After the United States invasion of Afghanistan, Strada negotiated with the Taliban leader Mohammed Omar when NATO deemed it impossible to deal with the group, in order to operate a hospital behind their frontlines. Strada then opened a new maternity centre in Afghanistan in 2003, which became a reference point in the Panjshir Valley and the surrounding provinces. The centre was recognised by the Afghan ministry of health as a centre of specialisation for gynaecology, obstetrics, and paediatrics. By 2013 Emergency was operating four hospitals and 34 clinics, while the Red Cross had withdrawn 95% of its personnel from the country on the grounds that the war had ended. Since 2001 up to that moment, "NATO forces" had yet to build civilian hospitals in Afghanistan, Strada claimed.

===Africa===
In 2007, Strada opened the Salam Centre for Cardiac Surgery in the Sudanese capital of Khartoum, the first hospital in the region to offer free, high-quality cardiac surgery to patients who would have otherwise been unable to access treatment. Strada worked in the centre until 2014, and today it has treated patients from 30 different countries, both within Africa and further afield. The idea for the Salam Centre for Cardiac Surgery came from Strada's belief that the basis for the freedom and quality of human beings with regard to dignity and rights must also extend to the right to free treatment without discrimination: "If you think of medicine as a human right, then you cannot have some hospitals that offer sophisticated, very effective, hi-tech medicine", he says, "and then go to Africa and think, 'OK, here's a couple of vaccinations and a few shots'. Do we think that we human beings, we are all equal in rights and dignity, or not? We say, 'Yes, we are.'" – interview in The Observer, 2013.

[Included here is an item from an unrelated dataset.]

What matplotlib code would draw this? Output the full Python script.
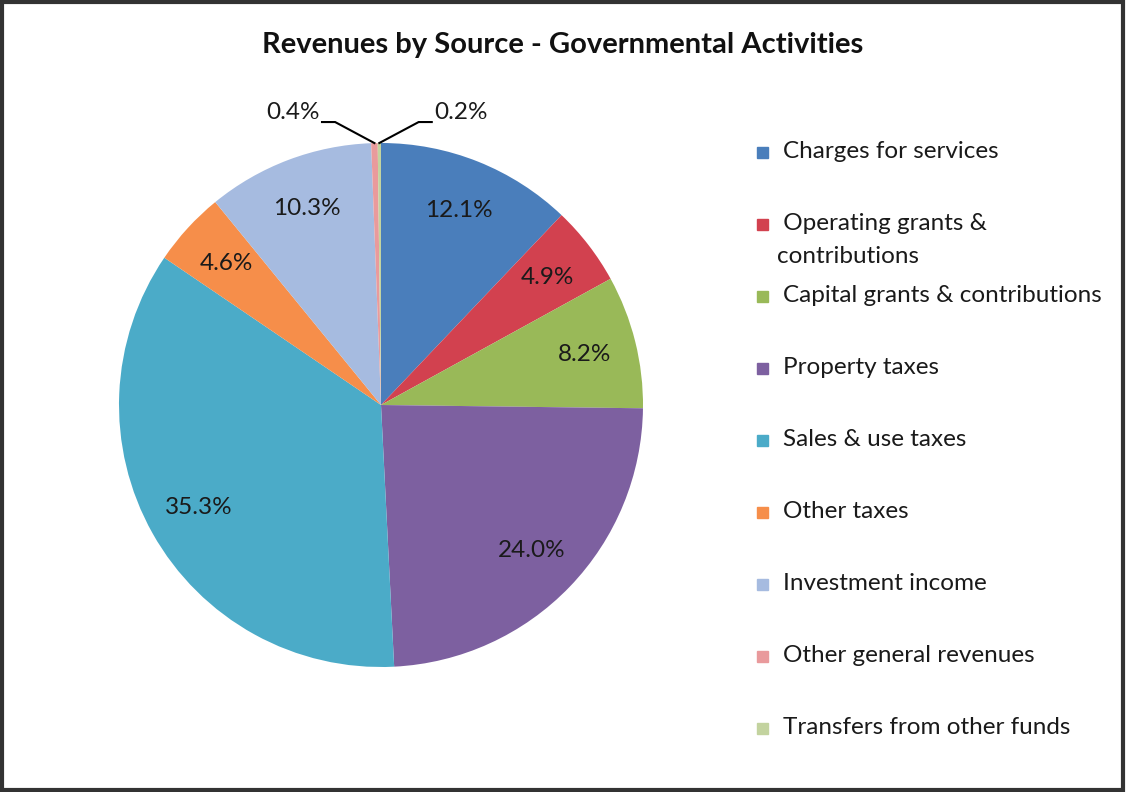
import numpy as np
import matplotlib
matplotlib.use('Agg')
import matplotlib.pyplot as plt
from matplotlib.patches import Rectangle

plt.rcParams['font.family'] = ['Lato', 'DejaVu Sans']

title = 'Revenues by Source - Governmental Activities'
sources = ['Charges for services', ' Operating grants &\ncontributions',
           'Capital grants & contributions', 'Property taxes',
           'Sales & use taxes', 'Other taxes', 'Investment income',
           'Other general revenues', 'Transfers from other funds']
shares = [12.1, 4.9, 8.2, 24.0, 35.3, 4.6, 10.3, 0.4, 0.2]
colors = ['#4a7ebb', '#d2414f', '#99b958', '#7d60a0', '#4babc8',
          '#f68e4a', '#a6bbe0', '#e99a9c', '#c3d39f']
text_x = [783, 777, 777, 783, 783, 783, 783, 783, 783]

fig = plt.figure(figsize=(11.26, 7.92), dpi=100)
W, H = 1126, 792

# pie centred at (381, 405) px with radius 262 px
cx, cy, r = 381, 405, 262
ax = fig.add_axes([(cx - r) / W, 1 - (cy + r) / H, 2 * r / W, 2 * r / H])

def pct(v):
    return '' if v < 1 else f'{v:.1f}%'

wedges, texts, autotexts = ax.pie(
    shares, colors=colors, startangle=90, counterclock=False,
    autopct=pct, pctdistance=0.8,
    textprops=dict(fontsize=17.5, color='#1a1a1a'))
ax.set_xlim(-1, 1)
ax.set_ylim(-1, 1)
ax.set_aspect('equal')
ax.axis('off')

# leader lines for the two thin slices at the top
for w, v, side in [(wedges[7], shares[7], -1), (wedges[8], shares[8], 1)]:
    ang = np.deg2rad((w.theta1 + w.theta2) / 2)
    x0, y0 = np.cos(ang), np.sin(ang)
    xk = x0 + side * 0.15
    yk = 1.08
    xe = xk + side * 0.05
    ax.plot([x0, xk, xe], [y0, yk, yk], color='black', lw=1.5,
            clip_on=False, solid_joinstyle='miter')
    ax.text(xe + side * 0.01, yk + 0.035, f'{v:.1f}%', fontsize=17.5,
            color='#1a1a1a', ha='left' if side > 0 else 'right', va='center')

fig.text(0.5, 1 - 45 / H, title, ha='center', va='center',
         fontsize=21, fontweight='bold', color='#111111')

# legend on the right
for i, (lab, c, tx) in enumerate(zip(sources, colors, text_x)):
    y = 152 + i * 72
    fig.patches.append(Rectangle((757 / W, 1 - (y + 6) / H), 11 / W, 11 / H,
                                 transform=fig.transFigure, color=c))
    lines = lab.split('\n')
    for j, line in enumerate(lines):
        fig.text((tx if j else 783 - 6 * line.startswith(' ')) / W,
                 1 - (y + 32 * j) / H, line, ha='left', va='center',
                 fontsize=17.5, color='#1a1a1a')

# outer frame
fig.patches.append(Rectangle((0.002, 0.003), 0.995, 0.994, transform=fig.transFigure,
                             fill=False, edgecolor='#333333', lw=3))

fig.savefig('out.png', dpi=100)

This belief also meant that in 2009, Strada contributed to the creation of the ANME (African Network of Medical Excellence), with the aim of promoting the construction of Medical Centres of Excellence across Africa, based on the model of the Salam Centre for Cardiac Surgery. In 2017, construction began on the second centre to form part of the network, the Centre of Excellence in Paediatric Surgery in Entebbe, Uganda, based on a plan drawn up by Strada's friend, Renzo Piano.

== Personal life and death==
Strada had a heart condition and had undergone a quadruple bypass operation after suffering a heart attack in Iraqi Kurdistan when he and his team came under fire from the forces of Saddam Hussein.

Strada was married to Teresa Sarti, who was co-founder with her husband of Emergency and president of the organization. Together, they have a daughter, Cecilia Strada (b.1979), a journalist. Shortly after Teresa's death in Milan on 1 September 2009, Cecilia was elected to take over as president of Emergency.

Strada married Simonetta Gola, Emergency's communications manager, in June 2021. On 13 August 2021, he died of a heart attack while on vacation in Rouen, France, at the age of 73.

==Notable views==
- "If any human being is, in this precise moment, suffering, or ill, or hungry, that is something that should concern all of us because to ignore the suffering of a person is always an act of violence, one of the most cowardly."

== Books ==
- Pappagalli verdi: cronache di un chirurgo di guerra, 2000, ISBN 88-07-17032-9.
- Buskashi. Viaggio dentro la guerra (A Journey inside war), 2003, ISBN 88-07-17069-8.
- Gino Strada, Howard Zinn Green Parrots. A war surgeon's diary, 2004, ISBN 88-8158-524-3.
- Gino Strada, Howard Zinn Just war, 2005, ISBN 88-8158-572-3.

== Awards and honours ==
- In 2001, Strada received the journalistic prize Golden Doves for Peace awarded by the Italian Research Institute Archivio Disarmo.
- Asteroid 248908 Ginostrada, discovered by Italian amateur astronomer Vincenzo Casulli in 2006, was named in his honor. The official was published by the Minor Planet Center on 2 June 2015 (M.P.C. 94391).
- In 2015, Strada was awarded the Right Livelihood Award
- In 2016, Strada was named as a co-recipient along with Sakena Yacoobi of the Sunhak Peace Prize.